Music plays a very important role in a church service. To get the most out of the music that is being played, you need to have a quality sound system. This way, everyone in the auditorium is able to hear each instrument and feel the heart of each song. Setting up a decent sound system will be different based on the size of the church, but there are several basic instructions that apply to all sound systems.
Set up the microphones. Set up microphones (and cables) for each musician, and make sure that the cables, stands and microphones themselves are not in the way of the musicians. You do not want your worship team to get hurt. In addition to the musicians' microphones, you should install one microphone for every 60 square feet of stage area. This ensures that any sound onstage will be heard.
Set up the amplifiers and monitors. The amplifiers are what project the sound to the audience, so these are very important. Typically, you will want to have an amplifier that provides at least 1/2 watt of power per person. Depending on the size of your church, you may want to increase the power. Set the monitors facing the audience on the left, right and center of the stage.
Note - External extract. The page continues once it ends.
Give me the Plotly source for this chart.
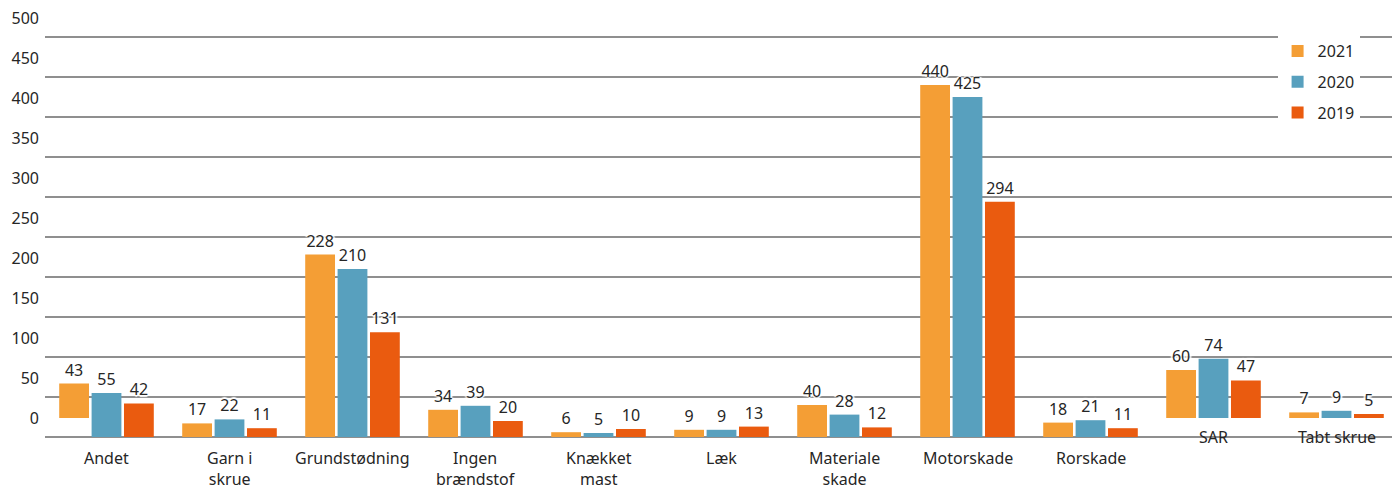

Set up a mixer. Get, at the least, an automatic microphone mixing system. This will help control the volume of each individual microphone. A mixer will also help with background static and leveling. A good mixer should be able to do a lot of this work automatically.
Set up a booth. You need a place to operate, and the booth is it. It needs to be big enough so you can move around easily; 6 feet of depth is recommended. You will also need a countertop for your mixer and any other computer equipment. Position the booth so that you can see the entire stage.
Find a crew. It is important to have people who know what they are doing running the sound of your church. Running sound can be complicated and can include using many different pieces of equipment at once. You will need at least two people, if not more.
If you use brass instruments in your service, place the microphone 2 to 3 feet away from the bell.
Use widescreens on your vocal microphones.
Purchase at least two 1000-watt amplifiers.
Do not run sound without having had a sound check.